🤖 AI Summary
This work addresses the issue of policy drift in flow matching models under unseen conditions by proposing FAIL (Free Adversarial Imitation Learning), a reward- and preference-free adversarial imitation learning framework that aligns policies with expert demonstrations through post-training distributional matching. The approach integrates a differentiable ODE solver (FAIL-PD) with policy gradient methods (FAIL-PG), combining low-variance gradient pathways with black-box compatibility, thereby enabling generalization to discrete image and video generation tasks.

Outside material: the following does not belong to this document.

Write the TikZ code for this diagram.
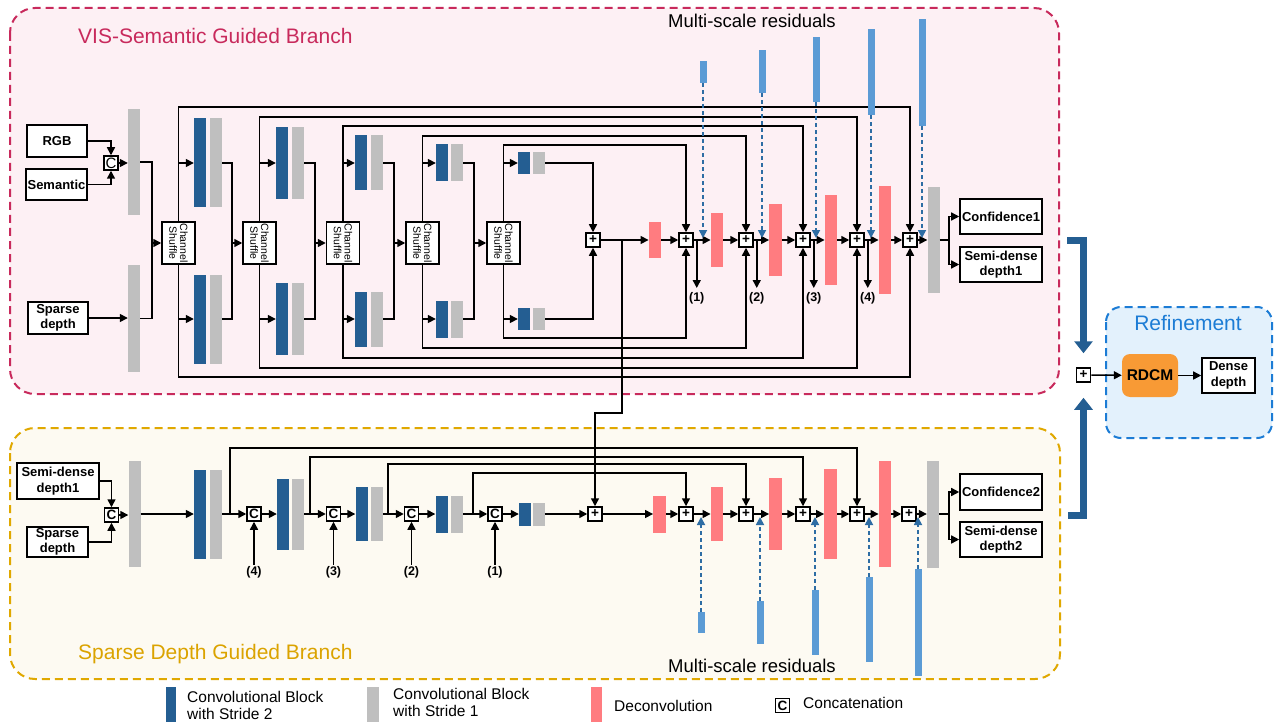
\documentclass[tikz,border=0pt]{standalone}
\usepackage{fontspec}
\setmainfont{Liberation Sans}
\usepackage{graphicx}
\usetikzlibrary{arrows.meta,calc}

\definecolor{cblue}{HTML}{245E92}
\definecolor{cgray}{HTML}{BFBFBF}
\definecolor{cpink}{HTML}{FF7C80}
\definecolor{cres}{HTML}{5B9BD5}
\definecolor{cresline}{HTML}{2E6DA4}
\definecolor{crim}{HTML}{C82A5C}
\definecolor{crimfill}{HTML}{FDF0F4}
\definecolor{gold}{HTML}{E0A800}
\definecolor{goldtext}{HTML}{DBA300}
\definecolor{goldfill}{HTML}{FDFAF2}
\definecolor{refblue}{HTML}{1C7CD5}
\definecolor{reffill}{HTML}{E3F1FC}
\definecolor{corange}{HTML}{F89A35}

% a filled bar: name, style, centre x, centre y, height
\newcommand\bloc[5]{\node[#2, minimum height=#5pt] (#1) at (#3,#4) {};}
\newcommand\shuf{\rotatebox{-90}{\fontsize{10.5}{12}\selectfont\shortstack{Channel\\Shuffle}}}

\tikzset{
  wire/.style={line width=1.5pt, black},
  arr/.style={wire, -{Triangle[length=8pt,width=8pt]}},
  box/.style={draw, line width=1.6pt, fill=white, inner sep=0pt, align=center,
    font=\bfseries\fontsize{13}{15.5}\selectfont},
  conv2/.style={fill=cblue, inner sep=0pt, minimum width=12pt},
  conv1/.style={fill=cgray, inner sep=0pt, minimum width=12pt},
  deconv/.style={fill=cpink, inner sep=0pt, minimum width=12.5pt},
  resid/.style={fill=cres, inner sep=0pt, minimum width=7pt},
  opnode/.style={draw, line width=1.5pt, fill=white, minimum size=14pt, inner sep=0pt,
    font=\bfseries\fontsize{13.5}{13.5}\selectfont},
  shuffle/.style={draw, line width=1.5pt, fill=white, minimum width=33pt,
    minimum height=42pt, inner sep=0pt},
  lab/.style={font=\bfseries\fontsize{12.5}{14}\selectfont, inner sep=1pt},
  resarr/.style={draw=cresline, line width=1.7pt, dash pattern=on 4pt off 3pt,
    -{Triangle[length=8pt,width=8pt,fill=cresline]}},
  bigarr/.style={draw=cblue, line width=7pt, line join=miter,
    -{Triangle[length=12pt,width=18pt]}},
  region/.style={line width=2pt, dash pattern=on 8pt off 5pt, rounded corners=25pt},
  title/.style={font=\fontsize{21}{25}\selectfont, inner sep=0pt},
  legtext/.style={font=\fontsize{15.5}{17}\selectfont, inner sep=0pt},
}

\begin{document}
\begin{tikzpicture}[x=1pt,y=-1pt]
\useasboundingbox (0,0) rectangle (1274,722);

% ---------- branch frames ----------
\draw[region, draw=crim, fill=crimfill] (10,8) rectangle (1059,394);
\draw[region, draw=gold, fill=goldfill] (10,428) rectangle (1060,679);
\draw[region, rounded corners=15pt, draw=refblue, fill=reffill] (1106,307) rectangle (1272,438);

\node[title, text=crim, anchor=base west] (tTop) at (78,44) {VIS-Semantic Guided Branch};
\node[title, text=goldtext, anchor=base west] (tBot) at (78,659) {Sparse Depth Guided Branch};
\node[title, text=refblue, anchor=base] (tRef) at (1188,330) {Refinement};
\node[font=\fontsize{18.5}{20}\selectfont, inner sep=0pt, anchor=base west] (msT) at (668,28) {Multi-scale residuals};
\node[font=\fontsize{18.5}{20}\selectfont, inner sep=0pt, anchor=base west] (msB) at (668,672) {Multi-scale residuals};

% ================= VIS-semantic guided branch =================
\node[box, minimum width=60pt, minimum height=32pt] (rgb) at (57,141) {RGB};
\node[box, minimum width=61pt, minimum height=31pt] (sem) at (56.5,184.5) {Semantic};
\node[box, minimum width=60pt, minimum height=32pt] (spT) at (58,318) {Sparse\\depth};
\node[opnode, font=\fontsize{15}{15}\selectfont] (catT) at (111,163) {C};
\bloc{gT0a}{conv1}{134}{162}{106}
\bloc{gT0b}{conv1}{134}{318.5}{107}

\draw[arr] (rgb.east) -| (catT.north);
\draw[arr] (sem.east) -| (catT.south);
\draw[arr] (catT.east) -- (catT.east -| gT0a.west);
\draw[arr] (spT.east) -- (spT.east -| gT0b.west);

\foreach \n/\x in {1/178.5,2/259.5,3/343,4/422.5,5/503.5}
  \node[shuffle] (cs\n) at (\x,243) {\shuf};

\coordinate (jT0) at (152,243);
\draw[wire] (gT0a.east) -| (jT0);
\draw[wire] (gT0b.east) -| (jT0);
\draw[arr] (jT0) -- (cs1.west);

% encoder stages (upper and lower paths)
\foreach \n/\bx/\gx/\h in {1/200/216/89, 2/282/298/72, 3/361/377/55, 4/442/457/37, 5/524/539/22} {
  \bloc{bTu\n}{conv2}{\bx}{163}{\h}
  \bloc{gTu\n}{conv1}{\gx}{163}{\h}
  \bloc{bTd\n}{conv2}{\bx}{319}{\h}
  \bloc{gTd\n}{conv1}{\gx}{319}{\h}
  \draw[arr] (cs\n.north |- bTu\n.west) -- (bTu\n.west);
  \draw[arr] (cs\n.south |- bTd\n.west) -- (bTd\n.west);
}
\foreach \n/\jx in {1/232,2/315,3/394,4/474} {
  \pgfmathtruncatemacro\m{\n+1}
  \coordinate (jT\n) at (\jx,243);
  \draw[wire] (gTu\n.east) -| (jT\n);
  \draw[wire] (gTd\n.east) -| (jT\n);
  \draw[arr] (jT\n) -- (cs\m.west);
}

% decoder
\node[opnode] (pA) at (593,240) {+};
\draw[arr] (gTu5.east) -| (pA.north);
\draw[arr] (gTd5.east) -| (pA.south);

\bloc{dT1}{deconv}{655}{240}{36}
\bloc{dT2}{deconv}{717}{240}{54}
\bloc{dT3}{deconv}{775.5}{240}{72}
\bloc{dT4}{deconv}{831}{240}{89}
\bloc{dT5}{deconv}{885}{240}{107}
\bloc{gTo}{conv1}{933.5}{240}{106}
\foreach \n/\x in {1/686,2/746,3/803,4/857,5/910}
  \node[opnode] (pT\n) at (\x,240) {+};

\draw[arr] (pA) -- (dT1);
\draw[arr] (dT1) -- (pT1);
\draw[arr] (pT1) -- (dT2);
\draw[arr] (dT2) -- (pT2);
\draw[arr] (pT2) -- (dT3);
\draw[arr] (dT3) -- (pT3);
\draw[arr] (pT3) -- (dT4);
\draw[arr] (dT4) -- (pT4);
\draw[arr] (pT4) -- (dT5);
\draw[arr] (dT5) -- (pT5);
\draw[arr] (pT5) -- (gTo);

% skip connections around the shuffles
\foreach \n/\p/\yt/\yb in {1/5/107/377, 2/4/117/368, 3/3/126/358, 4/2/136/348, 5/1/145/338} {
  \draw[arr] (cs\n.north) -- (cs\n.north |- 0,\yt) -| (pT\p.north);
  \draw[arr] (cs\n.south) -- (cs\n.south |- 0,\yb) -| (pT\p.south);
}

% taps (1)-(4)
\foreach \n in {1,2,3,4}
  \draw[arr] ($(pT\n.east)+(3,0)$) -- ++(0,48) node[lab, anchor=north, yshift=-3pt] {(\n)};

% multi-scale residuals
\foreach \n/\x/\cy/\h in {1/703/72/22, 2/762/71.5/43, 3/816/69.5/65, 4/871/72/86, 5/922/72.5/107} {
  \bloc{rT\n}{resid}{\x}{\cy}{\h}
  \draw[resarr] (rT\n.south) -- (rT\n.south |- 0,238);
}

% outputs
\node[box, minimum width=82pt, minimum height=35pt] (conf1) at (1001,216.5) {Confidence1};
\node[box, minimum width=82pt, minimum height=35pt] (semi1) at (1001,264.5) {Semi-dense\\depth1};
\coordinate (oT) at (949,240);
\draw[wire] (gTo.east) -- (oT);
\draw[arr] (oT) |- (conf1.west);
\draw[arr] (oT) |- (semi1.west);

% ================= Sparse depth guided branch =================
\node[box, minimum width=82pt, minimum height=36pt] (sd1) at (58,481) {Semi-dense\\depth1};
\node[box, minimum width=61pt, minimum height=30pt] (spB) at (57.5,542) {Sparse\\depth};
\node[opnode] (catB0) at (111.5,515) {C};
\bloc{gB0}{conv1}{134.5}{514}{106}
\draw[arr] (sd1.east) -| (catB0.north);
\draw[arr] (spB.east) -| (catB0.south);
\draw[arr] (catB0.east) -- (catB0.east -| gB0.west);

\foreach \n/\bx/\gx/\h in {1/200/216/89, 2/283/298/71, 3/361.5/377/54, 4/441.5/457/37, 5/525/538.5/23} {
  \bloc{bB\n}{conv2}{\bx}{514}{\h}
  \bloc{gB\n}{conv1}{\gx}{514}{\h}
}
\foreach \n/\x in {1/254,2/333.5,3/411.5,4/495}
  \node[opnode] (cB\n) at (\x,514) {C};
\node[opnode] (plusB) at (595,514) {+};

\bloc{dB1}{deconv}{659.5}{514}{37}
\bloc{dB2}{deconv}{717}{514}{54}
\bloc{dB3}{deconv}{775.5}{514}{72}
\bloc{dB4}{deconv}{830.5}{514}{90}
\bloc{dB5}{deconv}{885}{514}{106}
\bloc{gBo}{conv1}{933}{514}{107}
\foreach \n/\x in {1/686,2/746,3/803,4/857,5/909}
  \node[opnode] (pB\n) at (\x,514) {+};

\draw[arr] (gB0) -- (bB1);
\foreach \n/\jx/\l/\p/\y in {1/230/4/4/448, 2/310/3/3/457, 3/388/2/2/464, 4/473/1/1/473} {
  \pgfmathtruncatemacro\m{\n+1}
  \coordinate (jB\n) at (\jx,514);
  \draw[wire] (gB\n.east) -- (jB\n);
  \draw[arr] (jB\n) -- (cB\n.west);
  \draw[arr] (cB\n) -- (bB\m);
  \draw[arr] (jB\n) -- (jB\n |- 0,\y) -| (pB\p.north);
  \draw[arr] ($(cB\n.south)+(0,43)$) node[lab, anchor=north] {(\l)} -- (cB\n.south);
}
\draw[arr] (gB5.east) -- (plusB.west);

\draw[arr] (plusB) -- (dB1);
\draw[arr] (dB1) -- (pB1);
\draw[arr] (pB1) -- (dB2);
\draw[arr] (dB2) -- (pB2);
\draw[arr] (pB2) -- (dB3);
\draw[arr] (dB3) -- (pB3);
\draw[arr] (pB3) -- (dB4);
\draw[arr] (dB4) -- (pB4);
\draw[arr] (pB4) -- (dB5);
\draw[arr] (dB5) -- (pB5);
\draw[arr] (pB5) -- (gBo);

\foreach \n/\x/\cy/\h in {1/701/622.5/21, 2/760/622.5/43, 3/815/622.5/65, 4/869/619.5/85, 5/918/622.5/107} {
  \bloc{rB\n}{resid}{\x}{\cy}{\h}
  \draw[resarr] (rB\n.north) -- (rB\n.north |- 0,517);
}

\node[box, minimum width=82pt, minimum height=36pt] (conf2) at (1001,492) {Confidence2};
\node[box, minimum width=82pt, minimum height=35pt] (semi2) at (1001,539.5) {Semi-dense\\depth2};
\coordinate (oB) at (949,514);
\draw[wire] (gBo.east) -- (oB);
\draw[arr] (oB) |- (conf2.west);
\draw[arr] (oB) |- (semi2.west);

% link from the upper bottleneck to the lower one
\coordinate (tap) at (622,240);
\coordinate (bend) at (622,413);
\draw[arr] (tap) -- (bend) -| (plusB.north);

% ================= Refinement =================
\node[opnode] (pF) at (1083.5,375) {+};
\node[fill=corange, rounded corners=8pt, minimum width=56pt, minimum height=43pt,
  inner sep=0pt, font=\bfseries\fontsize{15.5}{17}\selectfont] (rdcm) at (1150,375.5) {RDCM};
\node[box, minimum width=53pt, minimum height=35pt] (dense) at (1228.5,375.5) {Dense\\depth};
\draw[arr] (pF) -- (rdcm);
\draw[arr] (rdcm) -- (dense);

\coordinate (outT) at (1067,240);
\coordinate (outB) at (1068,515);
\draw[bigarr, shorten >=14pt] (outT) -| (pF.north);
\draw[bigarr, shorten >=15pt] (outB) -| (pF.south);

% ================= legend =================
\bloc{lg1}{conv2, minimum width=10pt}{171}{704.5}{35}
\node[legtext, anchor=base west] (lg1a) at (187,702) {Convolutional Block};
\node[legtext, anchor=base west] (lg1b) at (187,719) {with Stride 2};
\bloc{lg2}{conv1}{373}{704.5}{35}
\node[legtext, anchor=base west] (lg2a) at (393,699) {Convolutional Block};
\node[legtext, anchor=base west] (lg2b) at (393,716) {with Stride 1};
\bloc{lg3}{deconv, minimum width=11pt}{596.5}{704.5}{35}
\node[legtext, anchor=base west] (lg3a) at (614,711) {Deconvolution};
\node[opnode] (lg4) at (782.5,705.5) {C};
\node[legtext, anchor=base west] (lg4a) at (803,708) {Concatenation};
\end{tikzpicture}
\end{document}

Using only 13,000 demonstration samples to fine-tune the FLUX model, the method achieves state-of-the-art performance in prompt adherence and aesthetic quality while effectively mitigating reward hacking.
📝 Abstract
Post-training of flow matching models-aligning the output distribution with a high-quality target-is mathematically equivalent to imitation learning. While Supervised Fine-Tuning mimics expert demonstrations effectively, it cannot correct policy drift in unseen states. Preference optimization methods address this but require costly preference pairs or reward modeling. We propose Flow Matching Adversarial Imitation Learning (FAIL), which minimizes policy-expert divergence through adversarial training without explicit rewards or pairwise comparisons. We derive two algorithms: FAIL-PD exploits differentiable ODE solvers for low-variance pathwise gradients, while FAIL-PG provides a black-box alternative for discrete or computationally constrained settings. Fine-tuning FLUX with only 13,000 demonstrations from Nano Banana pro, FAIL achieves competitive performance on prompt following and aesthetic benchmarks. Furthermore, the framework generalizes effectively to discrete image and video generation, and functions as a robust regularizer to mitigate reward hacking in reward-based optimization. Code and data are available at https://github.com/HansPolo113/FAIL.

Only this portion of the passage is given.